Consider the following prototypical example of a lock-free algorithm:

let rec prototypical_lock_free_algorithm () =
  let expected = Atomic.get atomic in
  let desired = (* computed from expected *) in
  if not (Atomic.compare_and_set atomic expected desired) then
    (* failure, maybe retry *)
  else
    (* success *)

A potential performance problem with the above example is that it performs two acquire fences. Both the Atomic.get and the Atomic.compare_and_set perform an acquire fence. This may have a negative impact on performance.

Assuming the first fence is not necessary, we can rewrite the example using fenceless_get as follows:

let rec prototypical_lock_free_algorithm () =
  let expected = Multicore_magic.fenceless_get atomic in
  let desired = (* computed from expected *) in
  if not (Atomic.compare_and_set atomic expected desired) then
    (* failure, maybe retry *)
  else
    (* success *)

Now only a single acquire fence is performed by Atomic.compare_and_set and performance may be improved.

val fenceless_set : 'a Stdlib.Atomic.t -> 'a -> unit

Set the value of an atomic without performing a full fence.

Consider the following example:

let new_atomic = Atomic.make dummy_value in
(* prepare data_structure referring to new_atomic *)
Atomic.set new_atomic data_structure;
(* publish the data_structure: *)
Atomic.exchance old_atomic data_structure

A potential performance problem with the above example is that it performs two full fences. Both the Atomic.set used to initialize the data structure and the Atomic.exchange used to publish the data structure perform a full fence. The same would also apply in cases where Atomic.compare_and_set or Atomic.set would be used to publish the data structure. This may have a negative impact on performance.

Using fenceless_set we can rewrite the example as follows:

let new_atomic = Atomic.make dummy_value in
(* prepare data_structure referring to new_atomic *)
Multicore_magic.fenceless_set new_atomic data_structure;
(* publish the data_structure: *)
Atomic.exchance old_atomic data_structure

Now only a single full fence is performed by Atomic.exchange and performance may be improved.

val fence : int Stdlib.Atomic.t -> unit

Perform a full acquire-release fence on the given atomic.

fence atomic is equivalent to ignore (Atomic.fetch_and_add atomic 0).

Fixes and workarounds

module Transparent_atomic : sig ... end

A replacement for Stdlib.Atomic with fixes and performance improvements

Missing functionality

module Atomic_array : sig ... end

Array of (potentially unboxed) atomic locations.

Avoiding contention

val instantaneous_domain_index : unit -> int

instantaneous_domain_index () potentially (re)allocates and returns a non-negative integer "index" for the current domain. The indices are guaranteed to be unique among the domains that exist at a point in time. Each call of instantaneous_domain_index () may return a different index.

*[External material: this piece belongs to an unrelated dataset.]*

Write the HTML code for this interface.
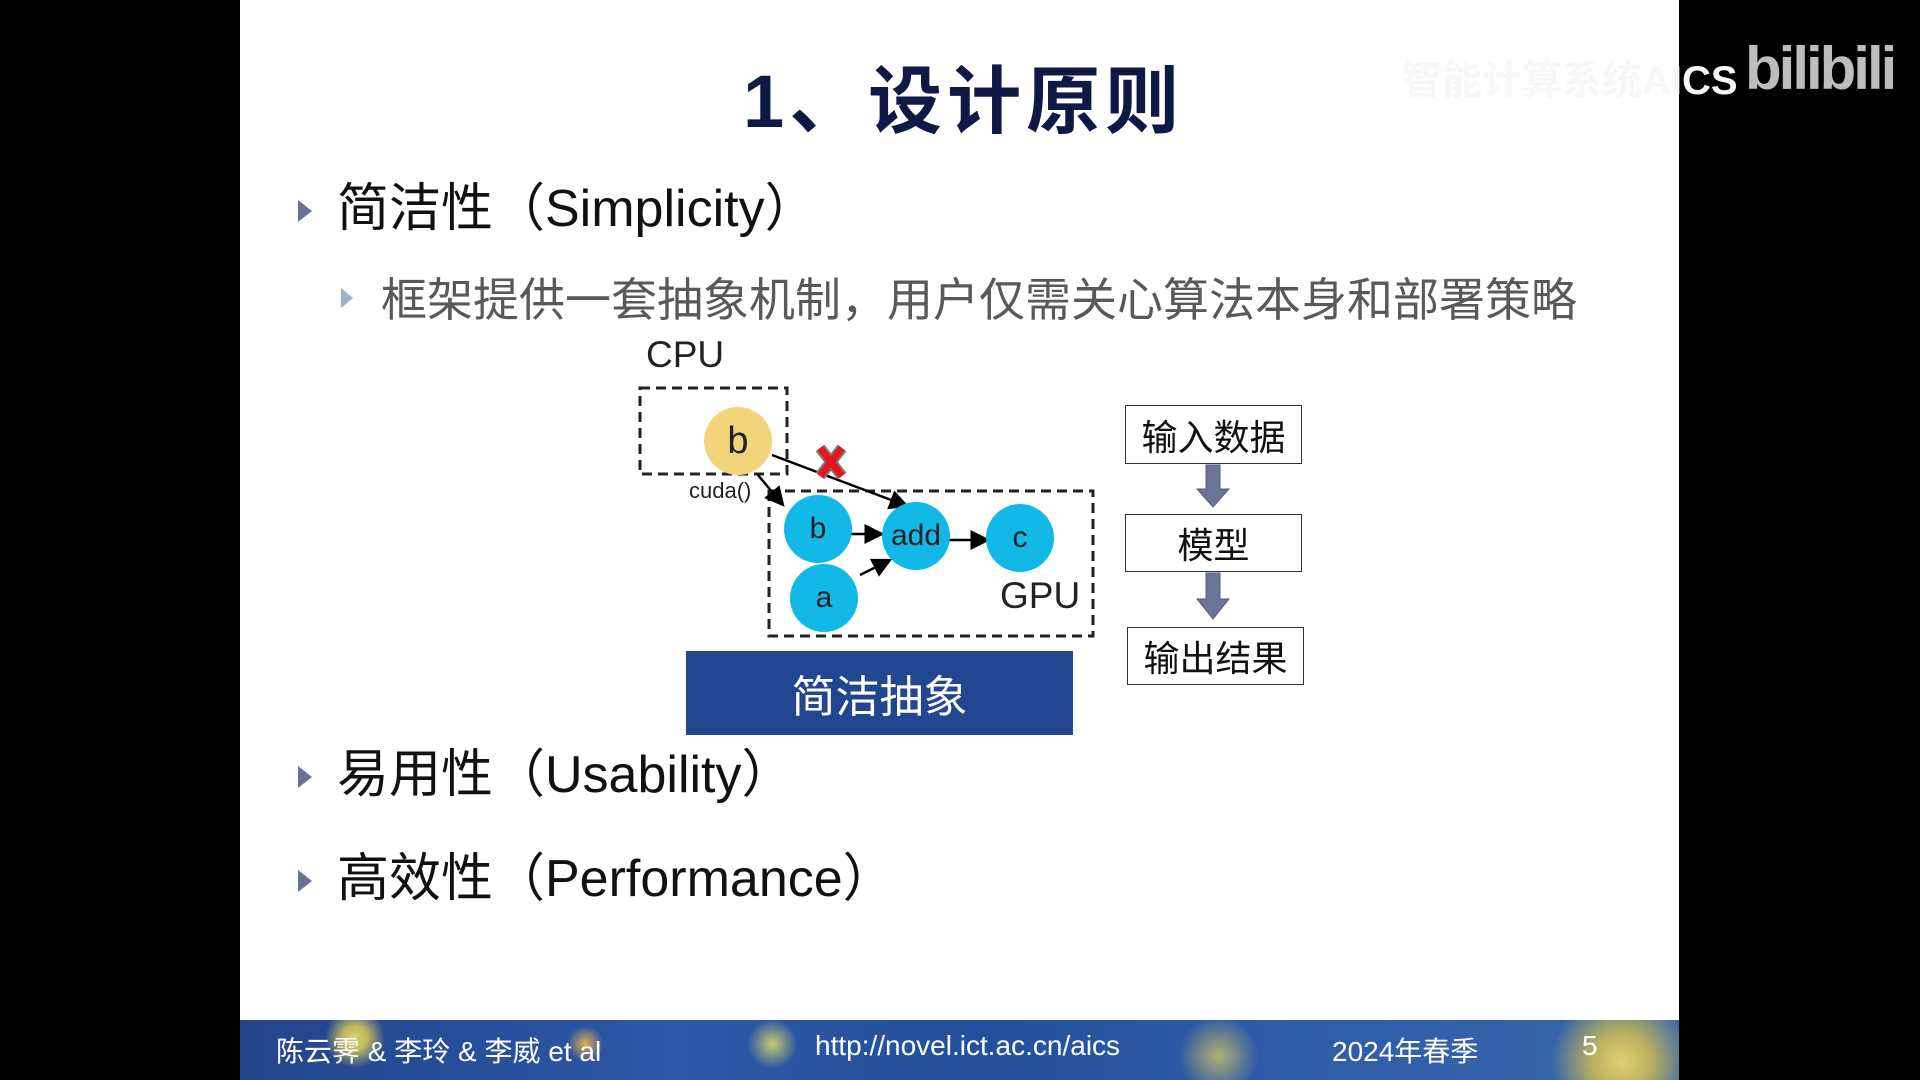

The intention is that the returned value can be used as an index into a contention avoiding parallelism safe data structure. For example, a naïve scalable increment of one counter from an array of counters could be done as follows:

let incr counters =
  (* Assuming length of [counters] is a power of two and larger than
     the number of domains. *)
  let mask = Array.length counters - 1 in
  let index = instantaneous_domain_index () in
  Atomic.incr counters.(index land mask)

The implementation ensures that the indices are allocated as densely as possible at any given moment. This should allow allocating as many counters as needed and essentially eliminate contention.

On OCaml 4 instantaneous_domain_index () will always return 0.